Malo pointe du doigt le fait suivant : ne pas dire la vérité ne vise pas à protéger l’adolescent, mais à protéger les parents. Ils ont si peur, ils souffrent tellement qu’ils pensent que ne pas dire que l’issue est certaine, permet de passer les derniers jours dans la paix. Ils n’imaginent pas que taire la vérité à leur enfant puisse lui être néfaste. Or en réalité, le jeune va à la fois devoir tout quitter sans pouvoir s’y préparer mais aussi affronter seul l’angoisse de l’inconnu.

L’adolescent a besoin qu’une relation de confiance puisse perdurer.
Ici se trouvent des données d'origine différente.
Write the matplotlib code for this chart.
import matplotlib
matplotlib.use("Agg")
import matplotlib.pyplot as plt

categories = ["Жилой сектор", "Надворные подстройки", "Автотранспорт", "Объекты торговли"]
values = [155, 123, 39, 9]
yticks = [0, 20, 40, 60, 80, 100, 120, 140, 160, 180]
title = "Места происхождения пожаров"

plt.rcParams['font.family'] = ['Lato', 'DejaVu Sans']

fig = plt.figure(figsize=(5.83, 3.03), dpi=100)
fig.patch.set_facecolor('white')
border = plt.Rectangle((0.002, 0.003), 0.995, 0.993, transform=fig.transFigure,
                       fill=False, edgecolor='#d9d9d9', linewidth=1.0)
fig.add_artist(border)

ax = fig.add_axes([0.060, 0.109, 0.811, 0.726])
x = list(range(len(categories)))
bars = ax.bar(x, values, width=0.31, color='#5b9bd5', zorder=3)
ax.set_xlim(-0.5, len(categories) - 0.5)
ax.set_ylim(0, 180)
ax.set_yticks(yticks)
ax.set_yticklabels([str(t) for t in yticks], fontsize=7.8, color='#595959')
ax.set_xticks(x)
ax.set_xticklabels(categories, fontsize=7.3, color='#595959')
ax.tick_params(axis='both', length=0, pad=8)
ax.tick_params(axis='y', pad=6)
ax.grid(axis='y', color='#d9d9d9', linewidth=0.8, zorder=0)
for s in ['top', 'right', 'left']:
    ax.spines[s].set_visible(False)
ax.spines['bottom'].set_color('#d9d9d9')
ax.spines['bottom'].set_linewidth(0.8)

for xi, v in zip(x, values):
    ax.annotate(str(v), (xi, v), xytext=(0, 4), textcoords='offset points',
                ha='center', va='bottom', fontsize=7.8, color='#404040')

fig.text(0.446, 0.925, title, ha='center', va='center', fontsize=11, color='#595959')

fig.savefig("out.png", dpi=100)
Seules des relations authentiques peuvent lui permettre de lutter contre le sentiment de solitude qui est si fort lorsque l’on souffre ou que l’on sait que l’on va être séparé définitivement de ceux que l’on aime.
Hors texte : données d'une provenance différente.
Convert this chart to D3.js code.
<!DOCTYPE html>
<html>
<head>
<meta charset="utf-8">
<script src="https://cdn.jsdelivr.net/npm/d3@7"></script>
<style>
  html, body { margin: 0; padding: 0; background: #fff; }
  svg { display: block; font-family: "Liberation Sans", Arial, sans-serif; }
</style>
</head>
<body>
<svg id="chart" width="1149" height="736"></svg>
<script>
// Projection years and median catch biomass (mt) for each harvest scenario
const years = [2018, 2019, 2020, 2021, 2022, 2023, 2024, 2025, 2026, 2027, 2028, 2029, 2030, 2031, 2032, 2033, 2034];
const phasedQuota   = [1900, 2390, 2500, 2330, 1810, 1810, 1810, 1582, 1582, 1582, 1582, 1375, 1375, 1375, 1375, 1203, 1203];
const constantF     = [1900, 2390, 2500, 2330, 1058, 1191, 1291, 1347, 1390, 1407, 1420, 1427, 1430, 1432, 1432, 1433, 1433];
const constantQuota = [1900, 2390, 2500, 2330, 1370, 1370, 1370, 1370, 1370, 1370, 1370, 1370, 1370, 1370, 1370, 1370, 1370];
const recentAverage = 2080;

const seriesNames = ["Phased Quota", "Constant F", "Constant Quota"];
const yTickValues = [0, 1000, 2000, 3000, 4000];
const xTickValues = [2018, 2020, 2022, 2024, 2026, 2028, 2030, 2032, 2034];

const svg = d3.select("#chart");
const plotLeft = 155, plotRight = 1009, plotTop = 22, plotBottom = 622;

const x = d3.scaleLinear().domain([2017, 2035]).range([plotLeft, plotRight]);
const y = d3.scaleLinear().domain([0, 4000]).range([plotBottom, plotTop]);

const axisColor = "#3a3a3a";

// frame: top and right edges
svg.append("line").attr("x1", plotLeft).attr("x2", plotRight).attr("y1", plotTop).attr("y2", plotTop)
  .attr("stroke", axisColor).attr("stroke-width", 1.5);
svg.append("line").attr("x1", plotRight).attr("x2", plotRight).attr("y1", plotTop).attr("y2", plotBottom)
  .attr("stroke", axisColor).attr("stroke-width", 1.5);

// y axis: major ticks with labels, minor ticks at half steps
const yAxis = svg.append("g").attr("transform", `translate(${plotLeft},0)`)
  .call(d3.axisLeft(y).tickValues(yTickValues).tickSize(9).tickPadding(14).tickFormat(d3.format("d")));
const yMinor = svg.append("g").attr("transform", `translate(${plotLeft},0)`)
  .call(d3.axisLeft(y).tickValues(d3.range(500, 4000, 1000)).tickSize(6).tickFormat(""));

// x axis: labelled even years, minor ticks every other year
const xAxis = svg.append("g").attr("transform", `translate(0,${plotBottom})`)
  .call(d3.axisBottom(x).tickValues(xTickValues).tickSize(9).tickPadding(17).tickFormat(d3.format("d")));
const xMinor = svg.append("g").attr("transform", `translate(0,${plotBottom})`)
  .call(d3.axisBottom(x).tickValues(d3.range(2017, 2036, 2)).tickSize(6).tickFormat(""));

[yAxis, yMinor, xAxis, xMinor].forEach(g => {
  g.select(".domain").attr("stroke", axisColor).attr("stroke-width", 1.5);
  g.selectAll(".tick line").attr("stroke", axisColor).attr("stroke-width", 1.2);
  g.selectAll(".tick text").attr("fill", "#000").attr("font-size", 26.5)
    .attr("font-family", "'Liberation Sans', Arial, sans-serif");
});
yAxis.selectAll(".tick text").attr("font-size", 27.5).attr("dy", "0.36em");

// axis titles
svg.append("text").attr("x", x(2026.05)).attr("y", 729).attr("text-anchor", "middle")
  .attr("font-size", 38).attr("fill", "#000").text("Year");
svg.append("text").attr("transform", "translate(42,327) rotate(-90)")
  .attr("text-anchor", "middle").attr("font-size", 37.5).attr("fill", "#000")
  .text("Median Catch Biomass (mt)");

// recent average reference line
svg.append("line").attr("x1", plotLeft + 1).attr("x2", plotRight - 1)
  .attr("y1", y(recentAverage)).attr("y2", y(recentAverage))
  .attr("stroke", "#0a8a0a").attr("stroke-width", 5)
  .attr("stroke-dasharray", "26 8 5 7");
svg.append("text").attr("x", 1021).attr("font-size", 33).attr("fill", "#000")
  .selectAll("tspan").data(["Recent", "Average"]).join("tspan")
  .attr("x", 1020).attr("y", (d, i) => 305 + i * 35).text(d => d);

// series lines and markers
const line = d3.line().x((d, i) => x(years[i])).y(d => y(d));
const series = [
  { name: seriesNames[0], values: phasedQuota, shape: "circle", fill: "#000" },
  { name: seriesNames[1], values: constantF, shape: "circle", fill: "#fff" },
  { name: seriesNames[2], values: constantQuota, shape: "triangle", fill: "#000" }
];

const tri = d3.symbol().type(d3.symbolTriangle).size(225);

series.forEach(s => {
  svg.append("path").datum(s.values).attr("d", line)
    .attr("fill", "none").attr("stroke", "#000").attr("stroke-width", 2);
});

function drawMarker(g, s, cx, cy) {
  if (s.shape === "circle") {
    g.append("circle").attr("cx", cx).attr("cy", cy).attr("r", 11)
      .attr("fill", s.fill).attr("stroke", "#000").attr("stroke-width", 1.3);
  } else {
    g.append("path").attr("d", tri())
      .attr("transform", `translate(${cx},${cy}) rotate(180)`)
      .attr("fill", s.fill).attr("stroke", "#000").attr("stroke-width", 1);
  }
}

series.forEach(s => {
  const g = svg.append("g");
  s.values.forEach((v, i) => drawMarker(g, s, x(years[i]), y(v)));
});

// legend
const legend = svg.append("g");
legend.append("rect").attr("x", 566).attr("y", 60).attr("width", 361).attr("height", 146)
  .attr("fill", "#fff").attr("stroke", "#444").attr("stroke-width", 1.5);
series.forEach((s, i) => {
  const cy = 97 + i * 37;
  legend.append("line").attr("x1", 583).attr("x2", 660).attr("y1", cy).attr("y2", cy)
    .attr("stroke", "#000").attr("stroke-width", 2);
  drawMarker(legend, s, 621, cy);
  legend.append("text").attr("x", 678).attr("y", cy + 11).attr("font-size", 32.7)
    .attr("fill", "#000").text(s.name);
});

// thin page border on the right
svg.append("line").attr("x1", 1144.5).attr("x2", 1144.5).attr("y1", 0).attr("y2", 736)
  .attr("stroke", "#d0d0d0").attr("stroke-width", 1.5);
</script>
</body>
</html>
Psychologue : Comment ça se passe avec la tristesse de tes parents ?
Malo : Je pense qu’il faut faire attention à eux. Mais ma mère m’a dit : « Promets-moi que tu me cacheras rien », et je lui ai promis.
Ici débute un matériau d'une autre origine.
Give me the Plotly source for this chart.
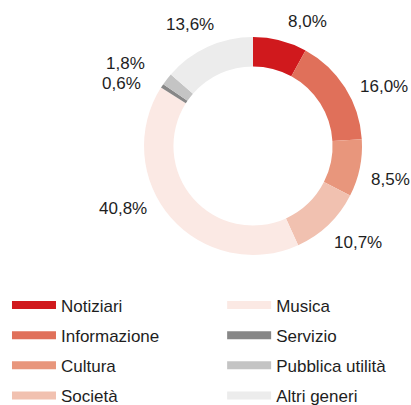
import math
import plotly.graph_objects as go

categories = ["Notiziari", "Informazione", "Cultura", "Società", "Musica", "Servizio", "Pubblica utilità", "Altri generi"]
values = [8.0, 16.0, 8.5, 10.7, 40.8, 0.6, 1.8, 13.6]
labels_text = ["8,0%", "16,0%", "8,5%", "10,7%", "40,8%", "0,6%", "1,8%", "13,6%"]
colors = ["#d0191d", "#e0705a", "#e8967c", "#f1c1b0", "#fbe9e4", "#878787", "#c4c4c4", "#ececec"]

# label nudges (px) applied on top of the automatic outside placement
label_nudge = [(4, -1), (7, 14), (2, 10), (-1, 1), (-17, -25), (-13, 13), (-14, 0), (11, -4)]

FONT = "Liberation Sans, Arial, sans-serif"
TXT = "#1e1e1e"
W, H = 411, 405
dom_x = [0.3504, 0.8808]
dom_y = [0.3704, 0.9086]

fig = go.Figure()
fig.add_trace(go.Pie(
    values=values, labels=categories,
    textinfo="none",
    marker=dict(colors=colors, line=dict(width=0)),
    hole=0.73, sort=False, direction="clockwise", rotation=0,
    domain=dict(x=dom_x, y=dom_y),
    showlegend=False, hoverinfo="skip",
))

# outside labels placed from the slice mid-angles
cx = (dom_x[0] + dom_x[1]) / 2 * W
cy = (1 - (dom_y[0] + dom_y[1]) / 2) * H
r_out = min((dom_x[1] - dom_x[0]) * W, (dom_y[1] - dom_y[0]) * H) / 2
R = r_out + 7
total = sum(values)
cum = 0.0
for v, t, (nx, ny) in zip(values, labels_text, label_nudge):
    mid = (cum + v / 2) / total * 2 * math.pi
    cum += v
    s, c = math.sin(mid), math.cos(mid)
    px = cx + R * s
    py = cy - R * c
    xa = "left" if s > 0.1 else ("right" if s < -0.1 else "center")
    ya = "bottom" if c > 0.3 else ("top" if c < -0.3 else "middle")
    fig.add_annotation(
        x=(px + nx) / W, y=1 - (py + ny) / H, xref="paper", yref="paper",
        text=t, showarrow=False, xanchor=xa, yanchor=ya,
        font=dict(family=FONT, size=17, color=TXT),
    )

for i, (c, col) in enumerate(zip(categories, colors)):
    fig.add_trace(go.Scatter(
        x=[None], y=[None], mode="lines", name=c,
        line=dict(color=col, width=8),
        legend="legend" if i < 4 else "legend2",
        legendgroup=c, showlegend=True,
    ))

leg_common = dict(
    font=dict(family=FONT, size=17, color=TXT),
    bgcolor="rgba(0,0,0,0)", tracegroupgap=5, traceorder="grouped",
    yanchor="top", xanchor="left", itemwidth=44,
)
fig.update_layout(
    width=W, height=H,
    margin=dict(l=0, r=0, t=0, b=0, autoexpand=False),
    paper_bgcolor="white", plot_bgcolor="white",
    xaxis=dict(visible=False), yaxis=dict(visible=False),
    legend=dict(x=0.017, y=0.29, **leg_common),
    legend2=dict(x=0.5405, y=0.29, **leg_common),
)
fig.write_html("out.html", config={"displayModeBar": False},
               post_script="document.body.style.margin='0';")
Cette famille a réussi à réaliser un double pacte : que chacun soit en vérité avec l’autre. Cela permet à l’adolescent de rester adolescent et de pouvoir être soutenu dans ses peurs, même si elles sont difficiles pour ses parents et difficiles pour lui à exprimer car il voit que cela les rend tristes. Instaurer un rapport authentique permet de rester dans un lien vrai et d’abattre la barrière invisible que l’on retrouve habituellement entre l’adolescent et ceux qui vont rester après lui. Il n’est ainsi pas exclu et maintenu dans une zone de non-échange.

Malo : Vous pensez que la peur s’en va puis revient. Mais c’est plus compliqué. C’est pas vraiment de la peur. C’est plutôt des questionnements. Des questions qui sont là, des pourquoi… Non, en fait j’ai rien dit... Vous ne pouvez pas comprendre ça. Je veux rien dire.

Être à l’écoute de celui qui va mourir, c’est forcément être celui qui ne peut pas comprendre. L’adolescent va donc alterner entre des moments où il se confiera facilement et d’autres où il se repliera dans une position qui signifie : « de toute façon, tu ne peux pas comprendre ». À nous de faire la part entre une nécessaire remise en cause de notre approche et un point de vue intrinsèque qui ne doit surtout pas nous chambouler au point de venir justifier notre désir de fuir.

Comme le montrent ces deux illustrations cliniques, l’adolescent qui va mourir a besoin des autres, d’être en lien, de se rapprocher de ceux qui l’aiment. Pour lutter contre l’inéluctable sentiment de solitude, il a aussi besoin d’une personne avec qui parler de sa mort. En nous mettant à son écoute et en l’aidant à formuler ses questions, qu’elles soient pleinement élaborées ou qu’elles se cherchent, nous l’aidons à dire, à penser, à ressentir, à verbaliser ses sensations, ses sentiments ou ses émotions. Il peut nous être difficile d’entendre ses tristesses, ses angoisses, ses colères, ses impuissances, son sentiment d’injustice… Notre rôle est de l’accompagner dans son cheminement, même lorsque nous n’avons pas de réponse à lui apporter, même lorsque nous nous sentons impuissants, que nous ne parvenons pas à le rassurer ou que nous avons envie de fuir. Ce qui est important, c’est que nous soyons là afin de recueillir, et si possible, de contenir ses affects négatifs et l’aider à réaliser qu’ils ne le définissent pas. Cela lui permettra alors d’entrer dans une sorte d’acceptation du destin.

La force de vie de l’adolescent qui traverse des situations extrêmes peut être pour nous une source d’enrichissement considérable. Il nous apprend à avoir un regard plus juste sur nous-mêmes et sur notre propre vie, à relativiser certaines choses et à revenir à l’essentiel. Mais pour pouvoir faire cette lecture ou relecture de nos pratiques, il nous faut sans cesse changer notre regard, accepter de perdre des repères bien appris et rassurants. Cela nous demande aussi d’apprendre à prendre soin de nous-mêmes (nous épargner parfois, connaître nos limites, savoir trouver la juste proximité…) pour que ce que nous ressentons, notre contre-transfert, n'interfère pas négativement sur la prise en charge de notre patient.

Lorsque je termine l’entretien, je demande à Malo ce qu’il voudrait faire passer de plus important. Il me répond : « On a jusqu’au bout besoin d’être en vérité les uns avec les autres, même si c’est dur pour les autres… parce qu’après on se sent plus libre, plus soudé… et pour de vrai, on peut être plus joyeux… ».